There is no doubt in Paul's mind that the obedience is as necessary to salvation as the faith is
Notice, for example, Paul’s emphasis on works in Romans chapter two.
These statements are consistent with what Paul says about justification by faith. We must be careful not to make Paul contradict himself.
Paul teaches that justification is by grace (Romans 3:24), faith (Romans 5:1), blood (Romans 5:9). Then he asks, "Shall we continue in sin that grace may abound? Certainly not!" (Romans 6:1-2). Paul thanked God that the Romans had "obeyed from the heart" (Romans 6:17).
Paul sees no conflict between grace, faith, and obedience. So he exhorts, "Present your members" (the parts of your fleshly body) "as instruments of righteousness" (Romans 6:13,19).

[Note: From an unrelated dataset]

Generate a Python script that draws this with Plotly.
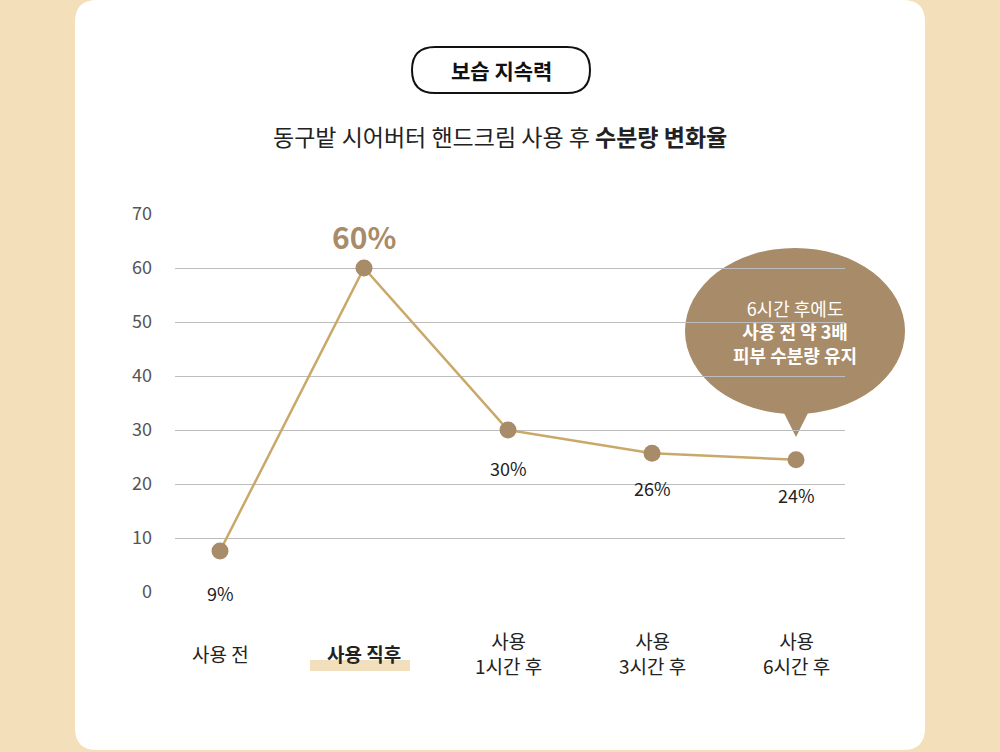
import plotly.graph_objects as go

categories = ["사용 전", "사용 직후", "사용<br>1시간 후", "사용<br>3시간 후", "사용<br>6시간 후"]
values = [7.6, 60, 30, 25.7, 24.5]
labels = ["9%", "60%", "30%", "26%", "24%"]
yticks = [0, 10, 20, 30, 40, 50, 60, 70]

FONT = "Noto Sans CJK KR"
BROWN = "#a88b68"
LINE = "#c9a96a"

L, R, T, B = 175, 155, 214, 160
W, H = 1000, 752


def px(x):
    return (x - L) / (W - L - R)


def py(y):
    return (H - B - y) / (H - T - B)


def rrect(x0, y0, x1, y1, r):
    return (f"M {px(x0 + r)} {py(y0)} L {px(x1 - r)} {py(y0)} "
            f"Q {px(x1)} {py(y0)} {px(x1)} {py(y0 + r)} L {px(x1)} {py(y1 - r)} "
            f"Q {px(x1)} {py(y1)} {px(x1 - r)} {py(y1)} L {px(x0 + r)} {py(y1)} "
            f"Q {px(x0)} {py(y1)} {px(x0)} {py(y1 - r)} L {px(x0)} {py(y0 + r)} "
            f"Q {px(x0)} {py(y0)} {px(x0 + r)} {py(y0)} Z")


x = list(range(len(categories)))
fig = go.Figure()
fig.add_trace(go.Scatter(
    x=x, y=values, mode="lines+markers",
    line=dict(color=LINE, width=2.5),
    marker=dict(color=BROWN, size=17),
    hoverinfo="skip", showlegend=False,
))

shapes = [
    dict(type="path", xref="paper", yref="paper", path=rrect(75, 0, 925, 750, 22),
         fillcolor="white", line=dict(width=0), layer="below"),
    dict(type="path", xref="paper", yref="paper", path=rrect(412, 47, 590, 93, 23),
         fillcolor="rgba(0,0,0,0)", line=dict(color="#111", width=2), layer="between"),
    dict(type="rect", xref="paper", yref="paper", x0=px(310), x1=px(410), y0=py(660), y1=py(671),
         fillcolor="#f1dfbd", line=dict(width=0), layer="below"),
    dict(type="circle", xref="paper", yref="paper", x0=px(685), x1=px(905), y0=py(248), y1=py(414),
         fillcolor=BROWN, line=dict(width=0), layer="between"),
    dict(type="path", xref="paper", yref="paper",
         path=f"M {px(780)} {py(405)} L {px(796)} {py(437)} L {px(812)} {py(405)} Z",
         fillcolor=BROWN, line=dict(width=0), layer="between"),
]

ann = [
    dict(text="<b>보습 지속력</b>", x=px(501), y=py(70), font=dict(size=21, color="#111")),
    dict(text="동구밭 시어버터 핸드크림 사용 후 <b>수분량 변화율</b>", x=px(500), y=py(136),
         font=dict(size=23, color="#222")),
    dict(text="6시간 후에도<br><b>사용 전 약 3배</b><br><b>피부 수분량 유지</b>", x=px(795), y=py(331),
         font=dict(size=18, color="white"), align="center"),
]
for i, c in enumerate(categories):
    txt = f"<b>{c}</b>" if i == 1 else c
    ann.append(dict(text=txt, x=i, xref="x", y=py(653), font=dict(size=19, color="#222"),
                    align="center"))
offsets = [-42, 0, -38, -35, -35]
for i, (v, lab) in enumerate(zip(values, labels)):
    if i == 1:
        ann.append(dict(text=f"<b>{lab}</b>", x=i, xref="x", y=v, yref="y", yshift=32,
                        font=dict(size=30, color=BROWN)))
    else:
        ann.append(dict(text=lab, x=i, xref="x", y=v, yref="y", yshift=offsets[i],
                        font=dict(size=18, color="#222")))
for a in ann:
    a.setdefault("xref", "paper")
    a.setdefault("yref", "paper")
    a["showarrow"] = False
    a["xanchor"] = "center"
    a["yanchor"] = "middle"
    a["font"]["family"] = FONT

fig.update_layout(
    width=W, height=H, margin=dict(l=L, r=R, t=T, b=B),
    paper_bgcolor="#f3e0bb", plot_bgcolor="rgba(0,0,0,0)",
    font=dict(family=FONT), shapes=shapes, annotations=ann,
    xaxis=dict(range=[-0.3125, 4.34], showticklabels=False, showgrid=False, zeroline=False,
               fixedrange=True),
    yaxis=dict(range=[0, 70], tickvals=yticks, showgrid=True, gridcolor="#bdbdbd",
               zeroline=False, showline=False, ticks="", ticklabelstandoff=22,
               tickfont=dict(size=18, color="#555"), fixedrange=True),
)
fig.write_html("out.html", post_script="document.body.style.margin='0';",
               config={"displayModeBar": False})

To what extent? "Present your bodies a living sacrifice, holy acceptable to God, which is your reasonable service" (Romans 12:1).
When faith makes your body a living sacrifice, then faith is working with your works. A faith which does less will not justify you.
The main point in this lesson is to show that, whilst it is true that one is justified by faith, it is certainly not true that one is saved by faith alone. The faith which saves is a working and obedient faith.
At the beginning and at the end of Paul's letter to the Romans, there are two "archways" with the same inscription. By the first we are enlightened as we enter into his letter, and by the other we are reminded as we leave it. The inscription is, "OBEDIENCE OF FAITH" (Romans 1:5, 16:26).
The Roman Christians were examples. "Not lagging in diligence" (Romans 12:11). Their "faith was spoken of throughout the world" (Romans 1:8). Their "obedience had become known to all" (Romans 16:19).